The following blog was written by our summer intern, Dan Bost, a senior this year at Creighton University in Omaha.
|Spirit Catholic Radio summer intern Dan Bost|
“I think that the purpose of life is to be useful, to be responsible, to be compassionate. It is, above all, to matter, to count, to stand for something, to have made some difference that you lived at all.”
These words, spoken decades ago by the late academic and author Leo Rosten, provide an accurate description of my state of mind last spring as I struggled to determine what I wanted to do with my summer – the summer before my senior year of college. You see, I have spent all previous summers doing work that provided little more than monetary gain. I have been a typist at a bank, a “runner” for a top-producing realtor, and a “manny” (for those of you unfamiliar with the term, it refers to a male nanny). As I thought about what I wanted to do this summer, I realized that – at the ripe age of 21 – I was standing on the threshold of adulthood. I made the decision, then, that I should do something that would not only cultivate the growth of my academic interests, but also cater to my still-developing spirituality. I became resolved to find a summer position that would enable me to be useful to both myself and others, to make some sort of difference.
As a student who studies both English and theology, I had recently discovered that writing about matters of faith and theological issues is one of my favorite things to do. In a recent church history course, I wrote a research paper about the influence of the late Joseph Cardinal Bernardin, Archbishop of Chicago from 1982-1996. I discussed his life as the shepherd of the third-largest archdiocese in the United States, his determination to implement the directives of the Second Vatican Council, and the many reform initiatives he enacted in a broken archdiocese. And I loved it. I got a good grade. I was proud of myself.

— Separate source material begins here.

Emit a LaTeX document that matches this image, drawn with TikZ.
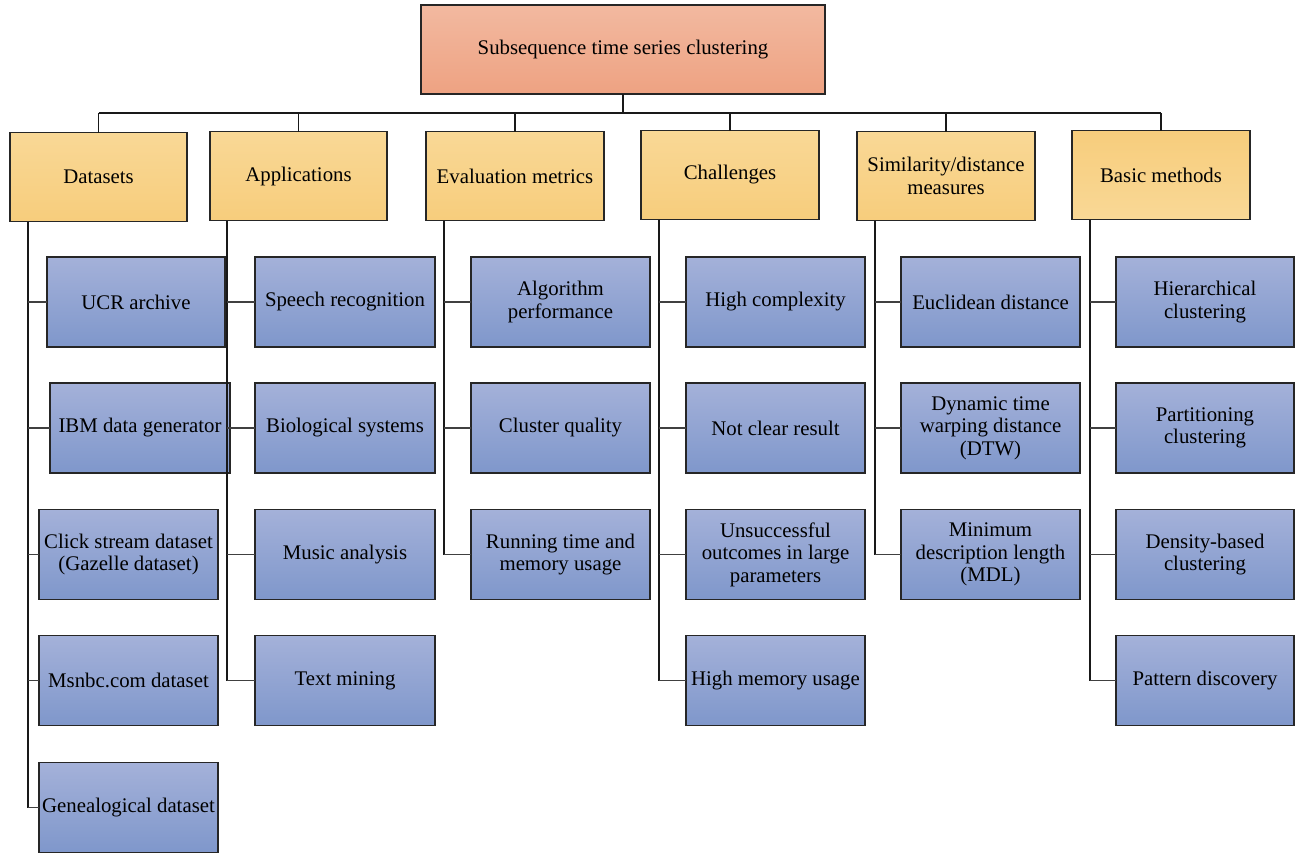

Thus, I e-mailed the paper to The Catholic Voice, which is the bi-weekly local Catholic newspaper for the Archdiocese of Omaha. I asked them to read my paper as an example of my writing style and to consider me for a summer internship or freelance position. Unfortunately, the publication did not have any opportunities for me – but they did advise me to contact Spirit Catholic Radio. For this referral I will remain forever grateful.
I contacted the volunteer coordinator at Spirit Catholic Radio, who invited me to come in for an informal interview and discussion. She explained that, at the station, there is a little bit of something for everyone. I could simply file and organize, if I wanted to. Or, if I wanted to do something I was really interested in, I could use the volunteer service as an internship of sorts. My time at the station could become an opportunity for me to hone my writing skills; Spirit Catholic Radio could be a place wherein I could uncover, study and become involved with the intersection of theological issues and the written word. After I filled out an application and spoke with the employees I would be working for, my stint as an intern at Spirit Catholic Radio commenced.
My main obligation would be writing news stories about Catholic issues and incidents that would be read on the air. I would also write questions and answers for a radio segment titled “Why Do Catholics Do That?” Additionally, while I was writing, I would perform a few more mundane tasks like converting tapes to digital form, making copies of segments that listeners had requested, and organizing folders – all of which I was more than happy to do. Each and every day, my superiors asked me if I was interested in what I was supposed to do. Was I willing to do a said task? Did it interest me? Was it what I wanted? The people I met could not have been more caring, kind or thoughtful – always trying to make sure I was pleased and contented. I have never worked for such grace-filled individuals before, and their generous, faithful attitudes toward me have made all the difference.
Even though the work I did was undoubtedly meaningful and helpful in fostering the process of my academic and spiritual growth, I soon reached the conclusion that the lasting effects of my summer internship would have little to do with my plethora of writings. Rather, what I will remember in coming years is the people I worked with. Every day I walked in, I was greeted with a smile. Working amongst a community of like-minded individuals was a new type of experience for me. There are virtually no disagreements among employees; their sense of camaraderie is contagious. There are none of those stereotypical office rifts and rivalries. Towards the beginning of my tenure at Spirit Catholic Radio, I was invited to begin the day with Mass and a blessing of the offices. With this event, I realized that here, because of the unwavering faith of all of the employees – their determination to let the Holy Spirit influence all of their work and how they treat each other – the type of work environment is different. It is counter-cultural, but in a good way. The Holy Spirit has placed a desire in the heart of each staff member of Spirit Catholic Radio; guided by His grace, they set out in solidarity to spread the Good News, to change the world one broadcast at a time.
In conclusion, as my time here culminates, I wish to urge any coming-of-age Catholic, male or female, to pursue a volunteer position at Spirit Catholic Radio. I guarantee you will not regret it. My summer internship, like most, was unpaid. But that does not bother me – not in the least. Because even though I did not get a paycheck, I received some of the greatest gifts I could have ever asked for. I learned about the impact of Catholic radio in listeners’ lives. I developed my writing skills. I practiced my faith within the work environment, which is something not a lot of people can say. And perhaps most important, I met some people I will never forget. I set out last spring to find a meaningful summer work environment that would enable me to matter, to count, to stand for something. And I did.